** BEGIN STORED DATA **
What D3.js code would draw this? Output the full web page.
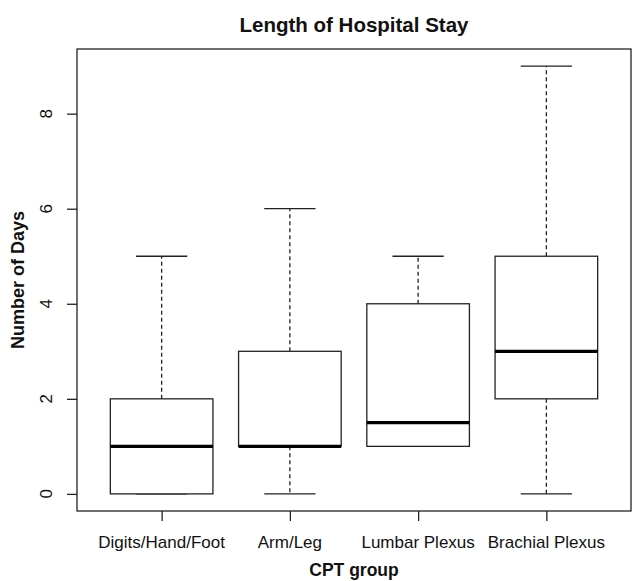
<!DOCTYPE html>
<html>
<head>
<meta charset="utf-8">
<script src="https://cdn.jsdelivr.net/npm/d3@7"></script>
<style>
  body { margin: 0; background: #fff; }
  text { font-family: "Liberation Sans", Arial, sans-serif; fill: #111; }
</style>
</head>
<body>
<div id="chart"></div>
<script>
// data
const groups  = ["Digits/Hand/Foot", "Arm/Leg", "Lumbar Plexus", "Brachial Plexus"];
const mins    = [0, 0, 1, 0];
const q1s     = [0, 1, 1, 2];
const medians = [1, 1, 1.5, 3];
const q3s     = [2, 3, 4, 5];
const maxs    = [5, 6, 5, 9];
const yTicks  = [0, 2, 4, 6, 8];

const W = 633, H = 581;
const plot = {left: 77, right: 631, top: 49, bottom: 511};

const svg = d3.select("#chart")
    .append("svg")
    .attr("width", W)
    .attr("height", H);

const data = groups.map((g, i) => ({
    name: g, pos: i + 1,
    min: mins[i], q1: q1s[i], med: medians[i], q3: q3s[i], max: maxs[i]
}));

// R style scales: extend range by 4%
const x = d3.scaleLinear()
    .domain([0.5 - 0.16, 4.5 + 0.16])
    .range([plot.left, plot.right]);
const y = d3.scaleLinear()
    .domain([0 - 0.36, 9 + 0.36])
    .range([plot.bottom, plot.top]);

const boxW = x(1.4) - x(0.6);
const capW = boxW / 2;
const ink = "#222";

// frame
svg.append("rect")
    .attr("x", plot.left).attr("y", plot.top)
    .attr("width", plot.right - plot.left)
    .attr("height", plot.bottom - plot.top)
    .attr("fill", "none").attr("stroke", ink).attr("stroke-width", 1.3);

// y axis
const yAxis = svg.append("g")
    .attr("transform", `translate(${plot.left},0)`)
    .call(d3.axisLeft(y).tickValues(yTicks).tickSize(10).tickFormat(""));
yAxis.select(".domain").remove();
yAxis.selectAll("line").attr("stroke", ink).attr("stroke-width", 1.3);

svg.append("g").selectAll("text")
    .data(yTicks)
    .join("text")
    .attr("transform", d => `translate(52,${y(d)}) rotate(-90)`)
    .attr("text-anchor", "middle")
    .attr("font-size", 17)
    .text(d => d);

// x axis
const xAxis = svg.append("g")
    .attr("transform", `translate(0,${plot.bottom})`)
    .call(d3.axisBottom(x).tickValues([1, 2, 3, 4]).tickSize(10).tickFormat(""));
xAxis.select(".domain").remove();
xAxis.selectAll("line").attr("stroke", ink).attr("stroke-width", 1.3);

svg.append("g").selectAll("text")
    .data(data)
    .join("text")
    .attr("x", d => x(d.pos))
    .attr("y", 548)
    .attr("text-anchor", "middle")
    .attr("font-size", 17)
    .text(d => d.name);

// boxes
const boxes = svg.append("g").selectAll("g")
    .data(data)
    .join("g");

// whiskers (dashed)
boxes.filter(d => d.max > d.q3).append("line")
    .attr("x1", d => x(d.pos)).attr("x2", d => x(d.pos))
    .attr("y1", d => y(d.q3)).attr("y2", d => y(d.max))
    .attr("stroke", ink).attr("stroke-width", 1.3)
    .attr("stroke-dasharray", "4,3");
boxes.filter(d => d.min < d.q1).append("line")
    .attr("x1", d => x(d.pos)).attr("x2", d => x(d.pos))
    .attr("y1", d => y(d.q1)).attr("y2", d => y(d.min))
    .attr("stroke", ink).attr("stroke-width", 1.3)
    .attr("stroke-dasharray", "4,3");

// caps
boxes.append("line")
    .attr("x1", d => x(d.pos) - capW / 2).attr("x2", d => x(d.pos) + capW / 2)
    .attr("y1", d => y(d.max)).attr("y2", d => y(d.max))
    .attr("stroke", ink).attr("stroke-width", 1.3);
boxes.append("line")
    .attr("x1", d => x(d.pos) - capW / 2).attr("x2", d => x(d.pos) + capW / 2)
    .attr("y1", d => y(d.min)).attr("y2", d => y(d.min))
    .attr("stroke", ink).attr("stroke-width", 1.3);

// box
boxes.append("rect")
    .attr("x", d => x(d.pos) - boxW / 2)
    .attr("y", d => y(d.q3))
    .attr("width", boxW)
    .attr("height", d => y(d.q1) - y(d.q3))
    .attr("fill", "#fff").attr("stroke", ink).attr("stroke-width", 1.3);

// median
boxes.append("line")
    .attr("x1", d => x(d.pos) - boxW / 2).attr("x2", d => x(d.pos) + boxW / 2)
    .attr("y1", d => y(d.med)).attr("y2", d => y(d.med))
    .attr("stroke", "#000").attr("stroke-width", 3.2);

// titles
svg.append("text")
    .attr("x", (plot.left + plot.right) / 2)
    .attr("y", 32)
    .attr("text-anchor", "middle")
    .attr("font-size", 20.5)
    .attr("font-weight", "bold")
    .text("Length of Hospital Stay");

svg.append("text")
    .attr("x", (plot.left + plot.right) / 2)
    .attr("y", 576)
    .attr("text-anchor", "middle")
    .attr("font-size", 17.5)
    .attr("font-weight", "bold")
    .text("CPT group");

svg.append("text")
    .attr("transform", `translate(24,${(plot.top + plot.bottom) / 2}) rotate(-90)`)
    .attr("text-anchor", "middle")
    .attr("font-size", 18)
    .attr("font-weight", "bold")
    .text("Number of Days");
</script>
</body>
</html>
** END STORED DATA **
* [DIRECTIONS FOR THIS TASK]: Leave out the pictures and retype every line above exactly.

* [OUTPUT OF THE EXERCISE]:
What D3.js code would draw this? Output the full web page.
<!DOCTYPE html>
<html>
<head>
<meta charset="utf-8">
<script src="https://cdn.jsdelivr.net/npm/d3@7"></script>
<style>
  body { margin: 0; background: #fff; }
  text { font-family: "Liberation Sans", Arial, sans-serif; fill: #111; }
</style>
</head>
<body>
<div id="chart"></div>
<script>
// data
const groups  = ["Digits/Hand/Foot", "Arm/Leg", "Lumbar Plexus", "Brachial Plexus"];
const mins    = [0, 0, 1, 0];
const q1s     = [0, 1, 1, 2];
const medians = [1, 1, 1.5, 3];
const q3s     = [2, 3, 4, 5];
const maxs    = [5, 6, 5, 9];
const yTicks  = [0, 2, 4, 6, 8];

const W = 633, H = 581;
const plot = {left: 77, right: 631, top: 49, bottom: 511};

const svg = d3.select("#chart")
    .append("svg")
    .attr("width", W)
    .attr("height", H);

const data = groups.map((g, i) => ({
    name: g, pos: i + 1,
    min: mins[i], q1: q1s[i], med: medians[i], q3: q3s[i], max: maxs[i]
}));

// R style scales: extend range by 4%
const x = d3.scaleLinear()
    .domain([0.5 - 0.16, 4.5 + 0.16])
    .range([plot.left, plot.right]);
const y = d3.scaleLinear()
    .domain([0 - 0.36, 9 + 0.36])
    .range([plot.bottom, plot.top]);

const boxW = x(1.4) - x(0.6);
const capW = boxW / 2;
const ink = "#222";

// frame
svg.append("rect")
    .attr("x", plot.left).attr("y", plot.top)
    .attr("width", plot.right - plot.left)
    .attr("height", plot.bottom - plot.top)
    .attr("fill", "none").attr("stroke", ink).attr("stroke-width", 1.3);

// y axis
const yAxis = svg.append("g")
    .attr("transform", `translate(${plot.left},0)`)
    .call(d3.axisLeft(y).tickValues(yTicks).tickSize(10).tickFormat(""));
yAxis.select(".domain").remove();
yAxis.selectAll("line").attr("stroke", ink).attr("stroke-width", 1.3);

svg.append("g").selectAll("text")
    .data(yTicks)
    .join("text")
    .attr("transform", d => `translate(52,${y(d)}) rotate(-90)`)
    .attr("text-anchor", "middle")
    .attr("font-size", 17)
    .text(d => d);

// x axis
const xAxis = svg.append("g")
    .attr("transform", `translate(0,${plot.bottom})`)
    .call(d3.axisBottom(x).tickValues([1, 2, 3, 4]).tickSize(10).tickFormat(""));
xAxis.select(".domain").remove();
xAxis.selectAll("line").attr("stroke", ink).attr("stroke-width", 1.3);

svg.append("g").selectAll("text")
    .data(data)
    .join("text")
    .attr("x", d => x(d.pos))
    .attr("y", 548)
    .attr("text-anchor", "middle")
    .attr("font-size", 17)
    .text(d => d.name);

// boxes
const boxes = svg.append("g").selectAll("g")
    .data(data)
    .join("g");

// whiskers (dashed)
boxes.filter(d => d.max > d.q3).append("line")
    .attr("x1", d => x(d.pos)).attr("x2", d => x(d.pos))
    .attr("y1", d => y(d.q3)).attr("y2", d => y(d.max))
    .attr("stroke", ink).attr("stroke-width", 1.3)
    .attr("stroke-dasharray", "4,3");
boxes.filter(d => d.min < d.q1).append("line")
    .attr("x1", d => x(d.pos)).attr("x2", d => x(d.pos))
    .attr("y1", d => y(d.q1)).attr("y2", d => y(d.min))
    .attr("stroke", ink).attr("stroke-width", 1.3)
    .attr("stroke-dasharray", "4,3");

// caps
boxes.append("line")
    .attr("x1", d => x(d.pos) - capW / 2).attr("x2", d => x(d.pos) + capW / 2)
    .attr("y1", d => y(d.max)).attr("y2", d => y(d.max))
    .attr("stroke", ink).attr("stroke-width", 1.3);
boxes.append("line")
    .attr("x1", d => x(d.pos) - capW / 2).attr("x2", d => x(d.pos) + capW / 2)
    .attr("y1", d => y(d.min)).attr("y2", d => y(d.min))
    .attr("stroke", ink).attr("stroke-width", 1.3);

// box
boxes.append("rect")
    .attr("x", d => x(d.pos) - boxW / 2)
    .attr("y", d => y(d.q3))
    .attr("width", boxW)
    .attr("height", d => y(d.q1) - y(d.q3))
    .attr("fill", "#fff").attr("stroke", ink).attr("stroke-width", 1.3);

// median
boxes.append("line")
    .attr("x1", d => x(d.pos) - boxW / 2).attr("x2", d => x(d.pos) + boxW / 2)
    .attr("y1", d => y(d.med)).attr("y2", d => y(d.med))
    .attr("stroke", "#000").attr("stroke-width", 3.2);

// titles
svg.append("text")
    .attr("x", (plot.left + plot.right) / 2)
    .attr("y", 32)
    .attr("text-anchor", "middle")
    .attr("font-size", 20.5)
    .attr("font-weight", "bold")
    .text("Length of Hospital Stay");

svg.append("text")
    .attr("x", (plot.left + plot.right) / 2)
    .attr("y", 576)
    .attr("text-anchor", "middle")
    .attr("font-size", 17.5)
    .attr("font-weight", "bold")
    .text("CPT group");

svg.append("text")
    .attr("transform", `translate(24,${(plot.top + plot.bottom) / 2}) rotate(-90)`)
    .attr("text-anchor", "middle")
    .attr("font-size", 18)
    .attr("font-weight", "bold")
    .text("Number of Days");
</script>
</body>
</html>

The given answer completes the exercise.